* START Supplied records *

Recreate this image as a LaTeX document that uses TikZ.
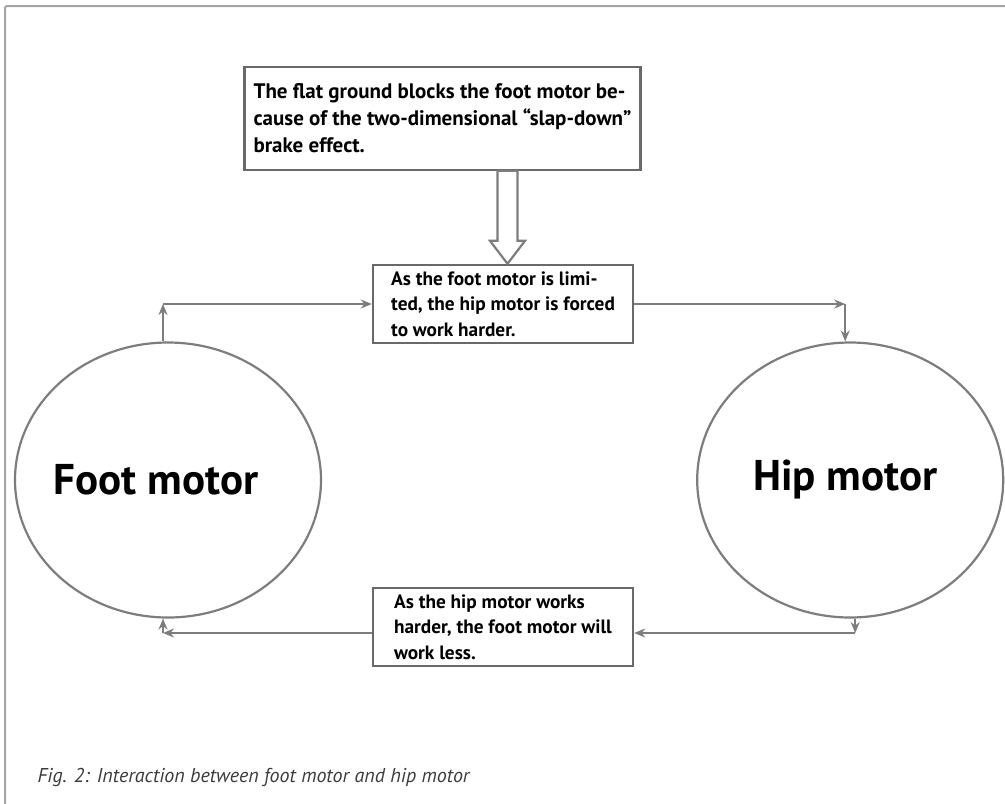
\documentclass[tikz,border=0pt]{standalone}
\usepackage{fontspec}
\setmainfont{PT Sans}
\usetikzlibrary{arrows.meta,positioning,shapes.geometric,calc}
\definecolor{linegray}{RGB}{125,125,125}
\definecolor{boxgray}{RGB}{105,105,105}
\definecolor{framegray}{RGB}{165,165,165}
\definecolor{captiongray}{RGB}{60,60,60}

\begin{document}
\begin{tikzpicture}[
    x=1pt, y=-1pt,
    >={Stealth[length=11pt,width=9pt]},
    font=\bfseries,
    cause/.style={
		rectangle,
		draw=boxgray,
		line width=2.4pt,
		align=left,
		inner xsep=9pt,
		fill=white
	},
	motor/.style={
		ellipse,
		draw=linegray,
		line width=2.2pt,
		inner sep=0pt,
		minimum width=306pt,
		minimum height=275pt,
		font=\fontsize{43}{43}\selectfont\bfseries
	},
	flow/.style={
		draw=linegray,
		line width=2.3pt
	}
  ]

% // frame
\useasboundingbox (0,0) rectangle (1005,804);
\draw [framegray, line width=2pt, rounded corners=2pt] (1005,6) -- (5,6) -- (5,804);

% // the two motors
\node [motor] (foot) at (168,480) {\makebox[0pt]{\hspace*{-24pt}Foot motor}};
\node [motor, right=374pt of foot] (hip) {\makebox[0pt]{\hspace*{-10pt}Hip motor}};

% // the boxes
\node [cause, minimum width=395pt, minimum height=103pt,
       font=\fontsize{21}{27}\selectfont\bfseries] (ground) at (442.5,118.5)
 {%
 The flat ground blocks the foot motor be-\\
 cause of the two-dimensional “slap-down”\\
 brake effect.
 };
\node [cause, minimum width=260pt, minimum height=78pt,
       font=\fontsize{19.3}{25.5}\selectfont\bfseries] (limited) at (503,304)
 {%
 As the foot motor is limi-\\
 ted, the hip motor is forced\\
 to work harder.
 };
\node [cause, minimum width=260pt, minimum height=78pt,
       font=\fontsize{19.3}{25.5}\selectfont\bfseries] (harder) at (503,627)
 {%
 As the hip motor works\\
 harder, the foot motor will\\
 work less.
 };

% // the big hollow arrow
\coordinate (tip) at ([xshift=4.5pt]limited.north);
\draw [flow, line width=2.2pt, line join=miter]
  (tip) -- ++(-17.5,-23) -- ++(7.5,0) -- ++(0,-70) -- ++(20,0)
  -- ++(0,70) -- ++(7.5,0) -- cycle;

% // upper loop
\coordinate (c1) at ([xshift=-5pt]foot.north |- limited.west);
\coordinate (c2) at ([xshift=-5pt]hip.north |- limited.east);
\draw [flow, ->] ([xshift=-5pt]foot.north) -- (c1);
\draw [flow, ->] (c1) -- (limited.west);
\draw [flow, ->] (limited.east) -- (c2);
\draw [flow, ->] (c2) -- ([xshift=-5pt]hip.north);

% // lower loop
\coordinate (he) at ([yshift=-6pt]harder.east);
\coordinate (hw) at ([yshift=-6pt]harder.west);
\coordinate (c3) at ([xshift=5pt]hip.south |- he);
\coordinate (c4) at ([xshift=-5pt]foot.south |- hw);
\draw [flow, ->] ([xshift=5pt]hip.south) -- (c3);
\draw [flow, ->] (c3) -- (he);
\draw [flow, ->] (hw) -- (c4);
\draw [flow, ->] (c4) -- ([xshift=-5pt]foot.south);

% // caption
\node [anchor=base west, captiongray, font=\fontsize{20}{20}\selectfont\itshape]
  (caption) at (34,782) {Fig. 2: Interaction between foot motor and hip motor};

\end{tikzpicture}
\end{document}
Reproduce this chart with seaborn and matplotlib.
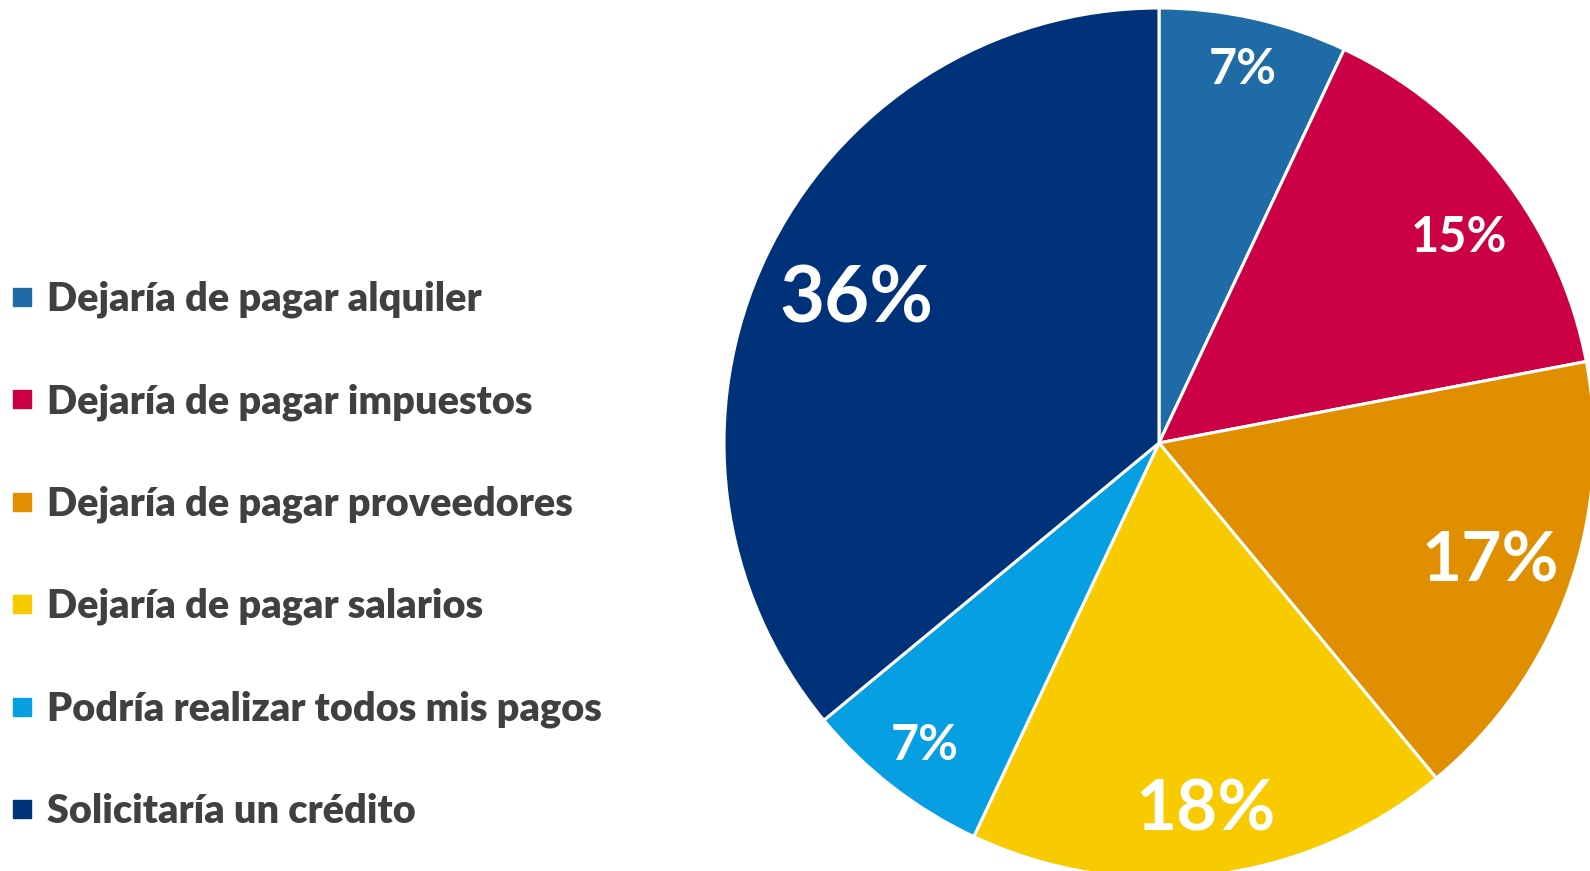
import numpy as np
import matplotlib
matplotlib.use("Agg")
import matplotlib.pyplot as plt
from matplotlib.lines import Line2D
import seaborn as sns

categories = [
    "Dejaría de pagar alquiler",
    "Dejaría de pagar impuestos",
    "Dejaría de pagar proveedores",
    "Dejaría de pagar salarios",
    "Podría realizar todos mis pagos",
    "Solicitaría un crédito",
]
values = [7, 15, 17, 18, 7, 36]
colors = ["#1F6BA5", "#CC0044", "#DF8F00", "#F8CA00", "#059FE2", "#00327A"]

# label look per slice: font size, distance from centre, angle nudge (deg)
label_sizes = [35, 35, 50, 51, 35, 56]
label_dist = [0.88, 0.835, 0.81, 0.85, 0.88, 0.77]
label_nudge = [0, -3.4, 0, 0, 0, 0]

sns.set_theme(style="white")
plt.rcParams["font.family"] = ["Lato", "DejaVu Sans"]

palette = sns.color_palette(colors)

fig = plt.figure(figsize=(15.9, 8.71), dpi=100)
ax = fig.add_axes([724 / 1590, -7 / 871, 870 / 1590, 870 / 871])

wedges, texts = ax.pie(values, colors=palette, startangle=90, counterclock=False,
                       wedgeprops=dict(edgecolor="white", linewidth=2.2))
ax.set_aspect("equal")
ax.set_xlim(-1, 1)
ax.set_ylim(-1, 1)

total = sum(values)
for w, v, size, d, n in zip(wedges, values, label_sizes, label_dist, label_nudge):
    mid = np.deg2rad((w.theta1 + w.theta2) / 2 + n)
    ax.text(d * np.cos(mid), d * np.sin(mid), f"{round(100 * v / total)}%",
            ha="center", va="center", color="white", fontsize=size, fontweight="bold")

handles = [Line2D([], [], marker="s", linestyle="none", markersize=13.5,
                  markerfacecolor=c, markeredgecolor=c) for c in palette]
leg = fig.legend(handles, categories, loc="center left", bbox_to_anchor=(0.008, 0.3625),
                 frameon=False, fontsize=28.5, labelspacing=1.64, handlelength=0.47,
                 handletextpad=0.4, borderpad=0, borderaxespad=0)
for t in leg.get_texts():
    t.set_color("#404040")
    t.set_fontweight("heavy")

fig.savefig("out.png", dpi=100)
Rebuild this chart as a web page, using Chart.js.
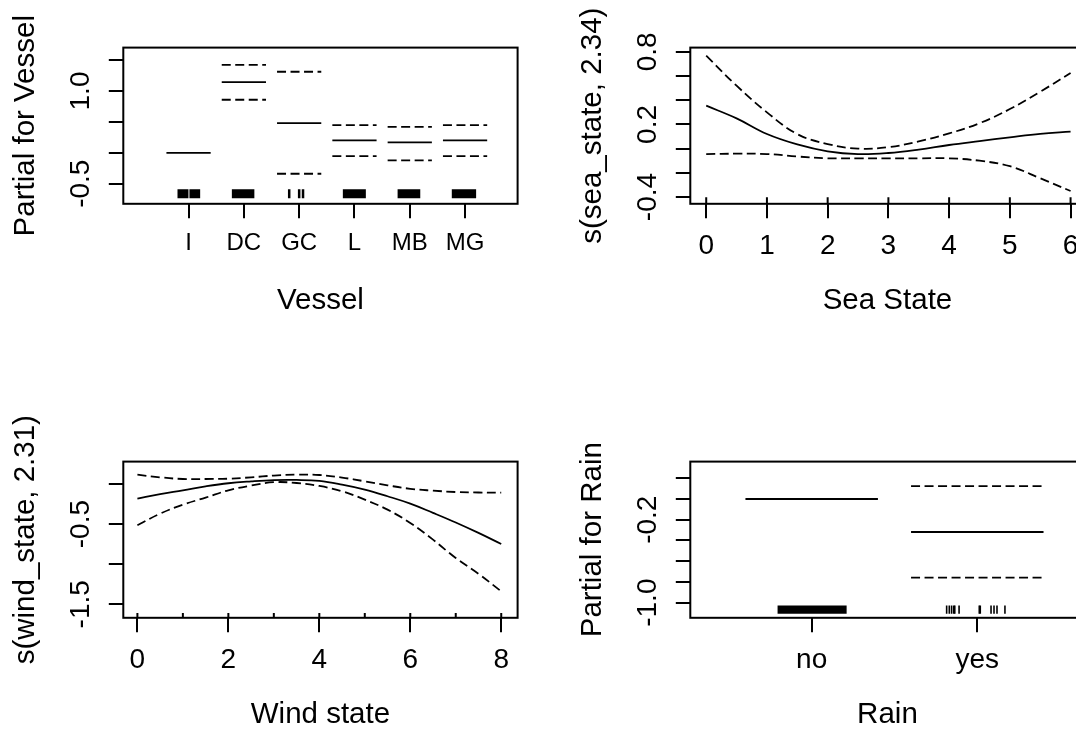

* END Supplied records *

### Problem details
Leave out the pictures and retype every line above exactly.

### Reply to the exercise
Recreate this image as a LaTeX document that uses TikZ.
\documentclass[tikz,border=0pt]{standalone}
\usepackage{fontspec}
\setmainfont{PT Sans}
\usetikzlibrary{arrows.meta,positioning,shapes.geometric,calc}
\definecolor{linegray}{RGB}{125,125,125}
\definecolor{boxgray}{RGB}{105,105,105}
\definecolor{framegray}{RGB}{165,165,165}
\definecolor{captiongray}{RGB}{60,60,60}

\begin{document}
\begin{tikzpicture}[
    x=1pt, y=-1pt,
    >={Stealth[length=11pt,width=9pt]},
    font=\bfseries,
    cause/.style={
		rectangle,
		draw=boxgray,
		line width=2.4pt,
		align=left,
		inner xsep=9pt,
		fill=white
	},
	motor/.style={
		ellipse,
		draw=linegray,
		line width=2.2pt,
		inner sep=0pt,
		minimum width=306pt,
		minimum height=275pt,
		font=\fontsize{43}{43}\selectfont\bfseries
	},
	flow/.style={
		draw=linegray,
		line width=2.3pt
	}
  ]

% // frame
\useasboundingbox (0,0) rectangle (1005,804);
\draw [framegray, line width=2pt, rounded corners=2pt] (1005,6) -- (5,6) -- (5,804);

% // the two motors
\node [motor] (foot) at (168,480) {\makebox[0pt]{\hspace*{-24pt}Foot motor}};
\node [motor, right=374pt of foot] (hip) {\makebox[0pt]{\hspace*{-10pt}Hip motor}};

% // the boxes
\node [cause, minimum width=395pt, minimum height=103pt,
       font=\fontsize{21}{27}\selectfont\bfseries] (ground) at (442.5,118.5)
 {%
 The flat ground blocks the foot motor be-\\
 cause of the two-dimensional “slap-down”\\
 brake effect.
 };
\node [cause, minimum width=260pt, minimum height=78pt,
       font=\fontsize{19.3}{25.5}\selectfont\bfseries] (limited) at (503,304)
 {%
 As the foot motor is limi-\\
 ted, the hip motor is forced\\
 to work harder.
 };
\node [cause, minimum width=260pt, minimum height=78pt,
       font=\fontsize{19.3}{25.5}\selectfont\bfseries] (harder) at (503,627)
 {%
 As the hip motor works\\
 harder, the foot motor will\\
 work less.
 };

% // the big hollow arrow
\coordinate (tip) at ([xshift=4.5pt]limited.north);
\draw [flow, line width=2.2pt, line join=miter]
  (tip) -- ++(-17.5,-23) -- ++(7.5,0) -- ++(0,-70) -- ++(20,0)
  -- ++(0,70) -- ++(7.5,0) -- cycle;

% // upper loop
\coordinate (c1) at ([xshift=-5pt]foot.north |- limited.west);
\coordinate (c2) at ([xshift=-5pt]hip.north |- limited.east);
\draw [flow, ->] ([xshift=-5pt]foot.north) -- (c1);
\draw [flow, ->] (c1) -- (limited.west);
\draw [flow, ->] (limited.east) -- (c2);
\draw [flow, ->] (c2) -- ([xshift=-5pt]hip.north);

% // lower loop
\coordinate (he) at ([yshift=-6pt]harder.east);
\coordinate (hw) at ([yshift=-6pt]harder.west);
\coordinate (c3) at ([xshift=5pt]hip.south |- he);
\coordinate (c4) at ([xshift=-5pt]foot.south |- hw);
\draw [flow, ->] ([xshift=5pt]hip.south) -- (c3);
\draw [flow, ->] (c3) -- (he);
\draw [flow, ->] (hw) -- (c4);
\draw [flow, ->] (c4) -- ([xshift=-5pt]foot.south);

% // caption
\node [anchor=base west, captiongray, font=\fontsize{20}{20}\selectfont\itshape]
  (caption) at (34,782) {Fig. 2: Interaction between foot motor and hip motor};

\end{tikzpicture}
\end{document}
Reproduce this chart with seaborn and matplotlib.
import numpy as np
import matplotlib
matplotlib.use("Agg")
import matplotlib.pyplot as plt
from matplotlib.lines import Line2D
import seaborn as sns

categories = [
    "Dejaría de pagar alquiler",
    "Dejaría de pagar impuestos",
    "Dejaría de pagar proveedores",
    "Dejaría de pagar salarios",
    "Podría realizar todos mis pagos",
    "Solicitaría un crédito",
]
values = [7, 15, 17, 18, 7, 36]
colors = ["#1F6BA5", "#CC0044", "#DF8F00", "#F8CA00", "#059FE2", "#00327A"]

# label look per slice: font size, distance from centre, angle nudge (deg)
label_sizes = [35, 35, 50, 51, 35, 56]
label_dist = [0.88, 0.835, 0.81, 0.85, 0.88, 0.77]
label_nudge = [0, -3.4, 0, 0, 0, 0]

sns.set_theme(style="white")
plt.rcParams["font.family"] = ["Lato", "DejaVu Sans"]

palette = sns.color_palette(colors)

fig = plt.figure(figsize=(15.9, 8.71), dpi=100)
ax = fig.add_axes([724 / 1590, -7 / 871, 870 / 1590, 870 / 871])

wedges, texts = ax.pie(values, colors=palette, startangle=90, counterclock=False,
                       wedgeprops=dict(edgecolor="white", linewidth=2.2))
ax.set_aspect("equal")
ax.set_xlim(-1, 1)
ax.set_ylim(-1, 1)

total = sum(values)
for w, v, size, d, n in zip(wedges, values, label_sizes, label_dist, label_nudge):
    mid = np.deg2rad((w.theta1 + w.theta2) / 2 + n)
    ax.text(d * np.cos(mid), d * np.sin(mid), f"{round(100 * v / total)}%",
            ha="center", va="center", color="white", fontsize=size, fontweight="bold")

handles = [Line2D([], [], marker="s", linestyle="none", markersize=13.5,
                  markerfacecolor=c, markeredgecolor=c) for c in palette]
leg = fig.legend(handles, categories, loc="center left", bbox_to_anchor=(0.008, 0.3625),
                 frameon=False, fontsize=28.5, labelspacing=1.64, handlelength=0.47,
                 handletextpad=0.4, borderpad=0, borderaxespad=0)
for t in leg.get_texts():
    t.set_color("#404040")
    t.set_fontweight("heavy")

fig.savefig("out.png", dpi=100)
Rebuild this chart as a web page, using Chart.js.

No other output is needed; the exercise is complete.